2. 1971. I was in junior high. The Red Sox were playing an afternoon game. They called it the "Businessman's Special." Sort of a day when Don Draper would sit in the stands. My two friends and I, on pure whim, decided to leave school, thumb it to Fenway, and watch the game. For me, school was a waste of time. I never learned anything worthwhile anyway. So I left. Just up and hit the road. We made it to the Wellesley train station and took the trolley to Fenway. Sox played Cleveland. Had a great time. We hitched a ride home. A businessman picked us up and for the next 30 minutes lectured us on the dangers of hitchhiking in the city. I got home around 8 at night and my parents were worried sick. My brother told them I was in school and then noboby saw me, My father wanted to kill me. I don't remember how many detentions I got but it doesn't matter.
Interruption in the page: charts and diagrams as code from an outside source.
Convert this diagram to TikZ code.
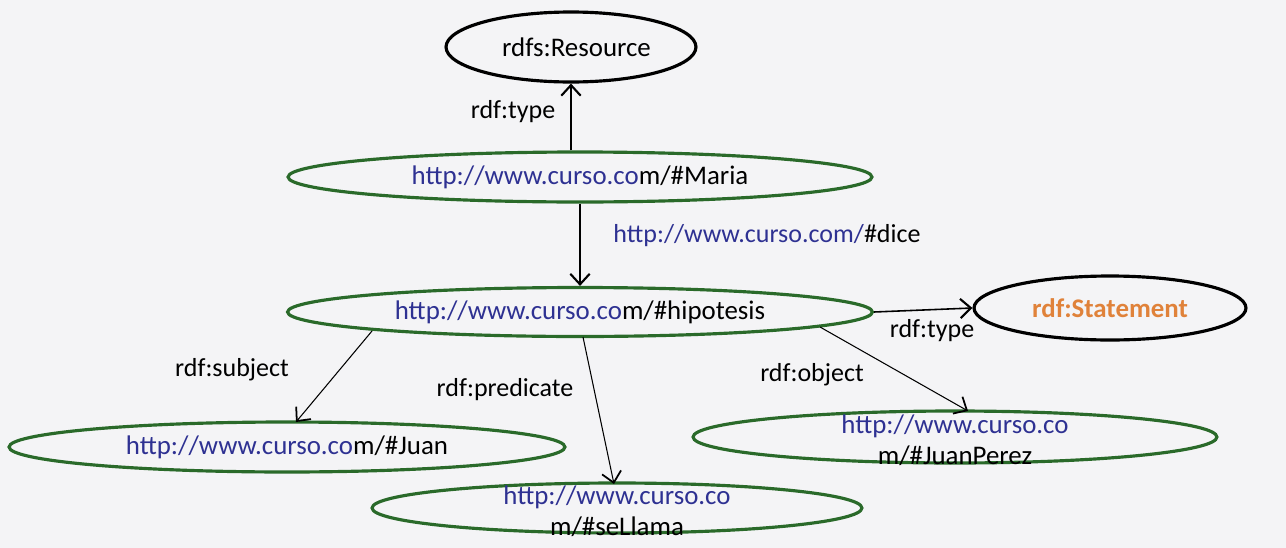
\documentclass[tikz,border=0pt]{standalone}
\usepackage{fontspec}
\setmainfont{Carlito}
\usetikzlibrary{shapes.geometric,arrows.meta}
\definecolor{bg}{HTML}{F4F4F6}
\definecolor{urlblue}{HTML}{2E3192}
\definecolor{ngreen}{HTML}{2A6A2A}
\definecolor{sorange}{HTML}{E0823A}
\newcommand{\ub}[1]{\textcolor{urlblue}{#1}}
\tikzset{
  base/.style={ellipse,inner sep=0pt,font=\fontsize{15.3}{18}\selectfont},
  blackell/.style={base,draw=black,line width=1.8pt},
  greenell/.style={base,draw=ngreen,line width=1.8pt},
  txt/.style={inner sep=0pt,font=\fontsize{15.3}{17.5}\selectfont,align=center},
  lbl/.style={inner sep=0pt,font=\fontsize{14.8}{17}\selectfont},
  edge/.style={line width=0.6pt,-{Straight Barb[length=6pt,width=11pt,line width=1pt]}},
  bedge/.style={line width=0.9pt,-{Straight Barb[length=6pt,width=11pt,line width=1.2pt]}}
}
\begin{document}
\begin{tikzpicture}[x=0.02cm,y=-0.02cm]
\fill[bg] (0,0) rectangle (1286,548);
\useasboundingbox (0,0) rectangle (1286,548);

\node[blackell,minimum width=5cm,minimum height=1.4cm] (res) at (571,47) {\hspace{0.22cm}rdfs:Resource};
\node[greenell,minimum width=11.68cm,minimum height=1.0cm] (maria) at (580,177) {\ub{http://www.curso.co}m/\#Maria};
\node[greenell,minimum width=11.7cm,minimum height=0.98cm] (hip) at (580,312) {\ub{http://www.curso.co}m/\#hipotesis};
\node[blackell,minimum width=5.44cm,minimum height=1.28cm,font=\fontsize{15.3}{18}\selectfont\bfseries,text=sorange] (stmt) at (1110,308) {rdf:Statement};
\node[greenell,minimum width=11.12cm,minimum height=1.0cm] (juan) at (287,447) {\ub{http://www.curso.co}m/\#Juan};
\node[greenell,minimum width=9.8cm,minimum height=1.0cm] (sell) at (617,508) {};
\node[txt] (selltxt) at (617,511) {\ub{http://www.curso.co}\\m/\#seLlama};
\node[greenell,minimum width=10.48cm,minimum height=1.04cm] (jp) at (955,437) {};
\node[txt] (jptxt) at (955,440) {\ub{http://www.curso.co}\\m/\#JuanPerez};

\coordinate (hs1) at (372,331);
\coordinate (hs2) at (583,337);
\coordinate (hs3) at (820,327);
\coordinate (je) at (296,422);
\coordinate (se) at (614,484);
\coordinate (pe) at (968,411);

\draw[bedge] (maria.north -| res.south) -- (res.south);
\draw[bedge] (maria.south) -- (hip.north);
\draw[bedge] (hip.east) -- (stmt.west);
\draw[edge] (hs1) -- (je);
\draw[edge] (hs2) -- (se);
\draw[edge] (hs3) -- (pe);

\node[lbl] (l1) at (513,112) {rdf:type};
\node[lbl] (l2) at (767,236) {\ub{http://www.curso.com/}\#dice};
\node[lbl] (l3) at (932,331) {rdf:type};
\node[lbl] (l4) at (232,370) {rdf:subject};
\node[lbl] (l5) at (505,390) {rdf:predicate};
\node[lbl] (l6) at (812,375) {rdf:object};
\end{tikzpicture}
\end{document}
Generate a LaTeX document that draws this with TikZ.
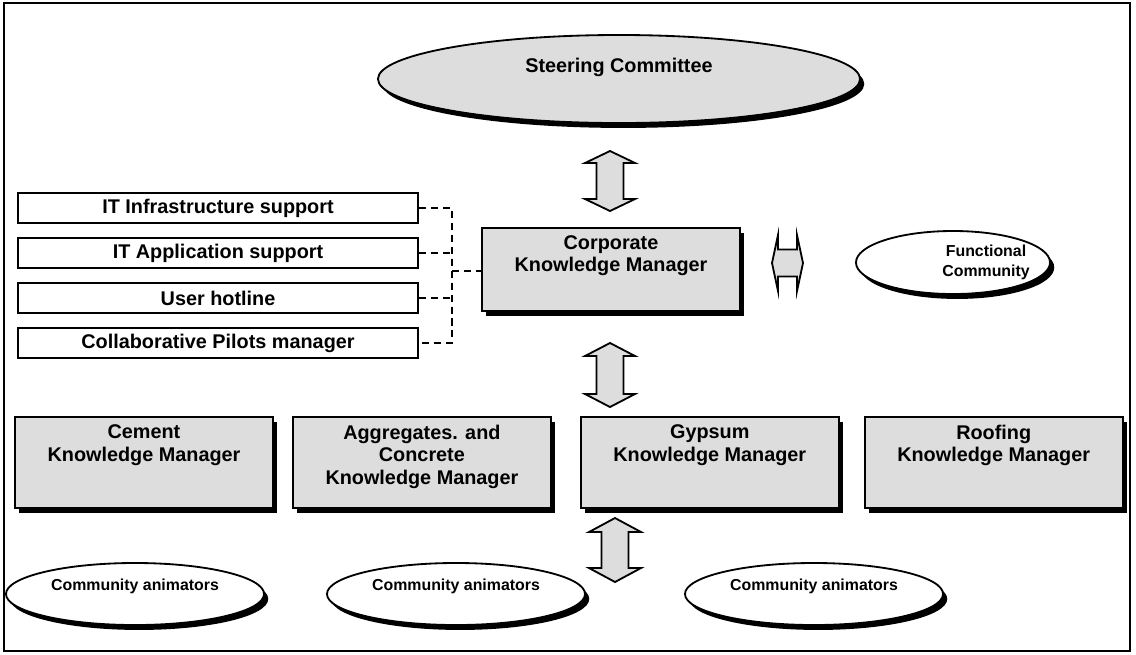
\documentclass[tikz,border=0pt]{standalone}
\usepackage{fontspec}
\setmainfont{Liberation Sans}
\usetikzlibrary{positioning,shadows,shapes.geometric}
\definecolor{boxgray}{RGB}{221,221,221}
\tikzstyle{support} = [rectangle, draw, line width=1.4pt, fill=white, text centered, minimum width=10cm, minimum height=0.75cm, inner sep=0pt, font=\fontsize{14.1}{16}\selectfont\bfseries]
\tikzstyle{manager} = [rectangle, draw, line width=1.3pt, fill=boxgray, minimum width=6.45cm, minimum height=2.275cm, drop shadow={shadow xshift=3pt, shadow yshift=-3.5pt, fill=black, opacity=1}]
\tikzstyle{bubble} = [ellipse, draw, line width=1.3pt, fill=white, inner sep=0pt, drop shadow={shadow xshift=3pt, shadow yshift=-3.5pt, fill=black, opacity=1}]
\tikzstyle{bigtext} = [align=center, font=\fontsize{14.1}{16}\selectfont\bfseries]
\tikzstyle{smalltext} = [align=center, font=\fontsize{11.3}{14}\selectfont\bfseries]
\tikzstyle{blockarrow} = [draw, line width=1.3pt, fill=boxgray]
\tikzstyle{link} = [line width=1.5pt, dash pattern=on 5pt off 3.5pt]
\tikzset{
  pics/dblarrow/.style n args={3}{code={
    \draw [blockarrow] (0,-#1) -- (#3,-#1+#2) -- (13.5,-#1+#2) -- (13.5,#1-#2) -- (#3,#1-#2) -- (0,#1)
      -- (-#3,#1-#2) -- (-13.5,#1-#2) -- (-13.5,-#1+#2) -- (-#3,-#1+#2) -- cycle;
  }}
}

\begin{document}
\begin{tikzpicture}[x=0.025cm, y=-0.025cm]
    \useasboundingbox (0,0) rectangle (1136,654);
    \draw [line width=1.5pt] (4,3) rectangle (1130,651);
    % top
    \node (sc) [bubble, fill=boxgray, minimum width=12.05cm, minimum height=2.2cm,
        label={[bigtext, yshift=0.3cm]center:Steering Committee}] at (619,79) {};
    % support services
    \node (it1) [support] at (218,208) {IT Infrastructure support};
    \node (it2) [support, below=0.325cm of it1] {IT Application support};
    \node (it3) [support, below=0.325cm of it2] {User hotline};
    \node (it4) [support, below=0.325cm of it3] {Collaborative Pilots manager};
    \node (corp) [manager, minimum height=2.075cm,
        label={[bigtext, anchor=north, yshift=-0.09cm]north:Corporate\\Knowledge Manager}] at (611,269.5) {};
    \node (fc) [bubble, minimum width=4.85cm, minimum height=1.575cm,
        label={[smalltext, xshift=0.825cm]center:Functional\\Community}] at (953,262.5) {};
    % business lines
    \node (cement) [manager, label={[bigtext, anchor=north, yshift=-0.09cm]north:Cement\\Knowledge Manager}] at (144,462.5) {};
    \node (aggr) [manager, right=0.45cm of cement,
        label={[bigtext, anchor=north, yshift=-0.09cm]north:Aggregates. and\\Concrete\\Knowledge Manager}] {};
    \node (gyps) [manager, right=0.7cm of aggr,
        label={[bigtext, anchor=north, yshift=-0.09cm]north:Gypsum\\Knowledge Manager}] {};
    \node (roof) [manager, right=0.6cm of gyps,
        label={[bigtext, anchor=north, yshift=-0.09cm]north:Roofing\\Knowledge Manager}] {};
    % communities
    \node (com1) [bubble, minimum width=6.45cm, minimum height=1.55cm,
        label={[smalltext, yshift=0.2cm]center:Community animators}] at (135,594) {};
    \node (com2) [bubble, minimum width=6.45cm, minimum height=1.55cm,
        label={[smalltext, yshift=0.2cm]center:Community animators}] at (456,594) {};
    \node (com3) [bubble, minimum width=6.45cm, minimum height=1.55cm,
        label={[smalltext, yshift=0.2cm]center:Community animators}] at (814,594) {};
    % block arrows
    \pic (ar1) at (610,181) {dblarrow={30}{12}{25}};
    \pic (ar2) at (610,375) {dblarrow={32}{13}{25}};
    \pic (ar3) at (615,550) {dblarrow={32}{14}{26}};
    \pic (ar4) [rotate=90] at (787.5,263) {dblarrow={15.5}{6}{28}};
    % dashed links
    \coordinate (hub) at (452,271);
    \draw [link] (it1.east) -- (it1.east -| hub) -- (it4.east -| hub) -- (it4.east);
    \draw [link] (it2.east) -- (it2.east -| hub);
    \draw [link] (it3.east) -- (it3.east -| hub);
    \draw [link] (hub) -- (hub -| corp.west);
\end{tikzpicture}
\end{document}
It was worth it.
3. 1972. Early evening. Got picked up in a VW van. Bunch of hippie types were smoking pot. Ride was about 5 miles. Don't know why but I was scared to death. They were not your friendly peace loving types. More like the Charles Manson cult figures. When I got out, I swore I would never hitchhike again. Ten minutes later, I thumbed it home alive.
Well, that's today's salute to yesterday and the lost art of hitchhiking. Now it's off to work where I hopefully can once again accomplish 25% of what I set out to do.